Is it really different anywhere, though? When I lived in Connecticut, we would bitch about the cold winter, waiting for summer. When the oppressive summer heat and humidity was on, we wished for it to get cool again. No one is happy with the season they're in. Even in parts of California! After spending a summer in San Francisco, I can see where the quote (mis-attributed to Mark Twain) came from: "The coldest winter I ever spent was a summer in San Francisco."

What can you do?
1) Move to a climate that is more attune to your needs
2) Move to a place that has a "perfect" climate like Santa Barbara, California (daytime high all-year: 70) but then realize that rent is too expensive because everyone wants to live there because of the perfect climate, and then settle for a cheaper town on the outskirts of Santa Barbara where the hillside might fall down and kill you every five years or so
3) Try to appreciate every season in turn

I'm opting for number 3 right now. I realize that it's going to rain in the winter, skies will be cloudy, and the sun will set before 5pm. But I am going to appreciate the good aspects, like the mild temperatures that will allow me to bike around, the rain that will keep the grass green, the plants that grow here in the winter, the evergreen forests with soggy ferns underneath, the seasonal creeks and lakes now filled with water, the desire to get more projects done, and the coffee that will keep me going. When spring hits I'll appreciate the new plants and blooming trees, and more sun. When summer hits I'll appreciate the long, warm, dry, sunny days that will allow me to ride around and around and around. When we get into fall, I'll appreciate the leaves changing color and the return of the rain. And then winter will be here again.
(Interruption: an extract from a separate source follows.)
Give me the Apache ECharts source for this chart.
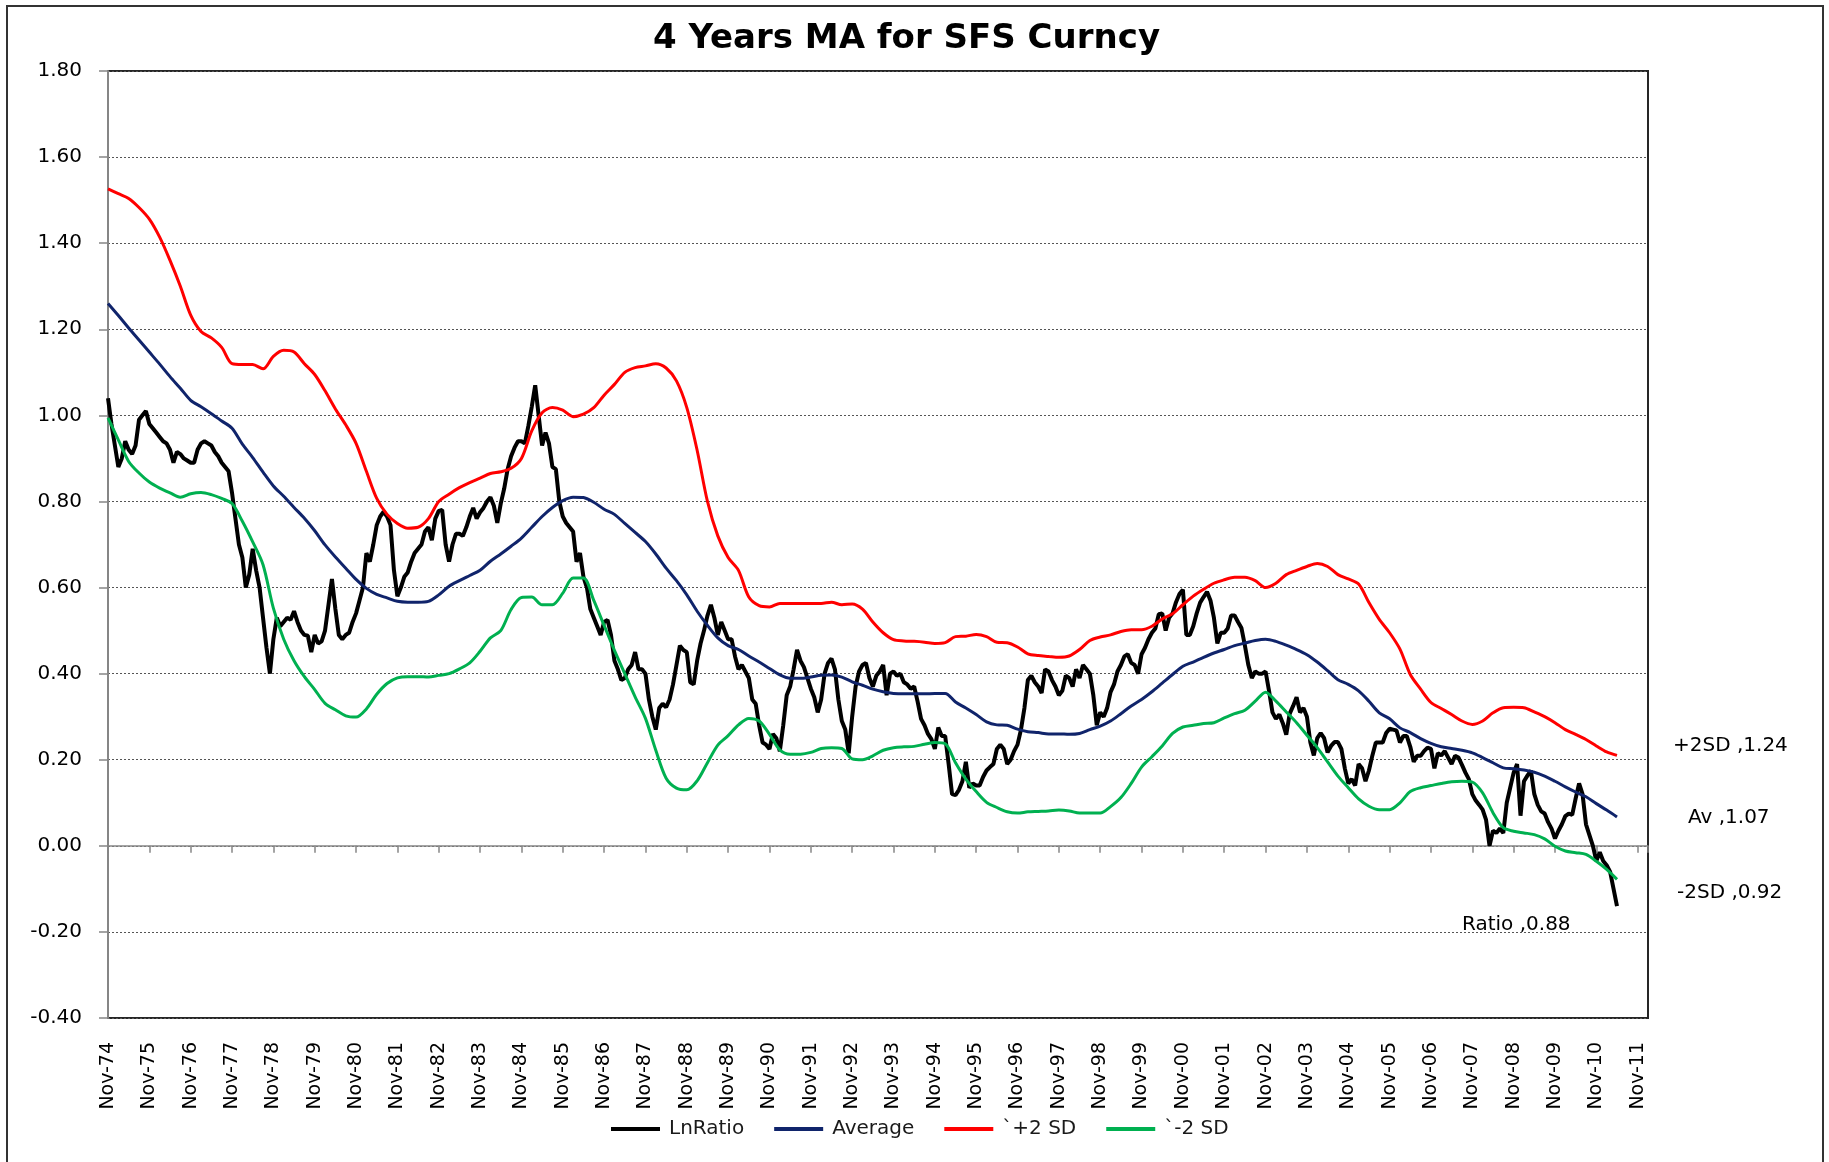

So if I seem to tune out when you start to complain about the weather, now you know why.


  1. misattributed to Mark Twain?! Crazy! Well then, who DID say it, perfesser?

  2. I was going to ask the same question. Not Mark? then who?


  3. No one is really sure.

    From the San Francisco Chronicle:
    "The coldest winter I ever spent was a summer in San Francisco,'' a saying that is almost a San Francisco cliche, turns out to be an invention of unknown origin, the coolest thing Mark Twain never said.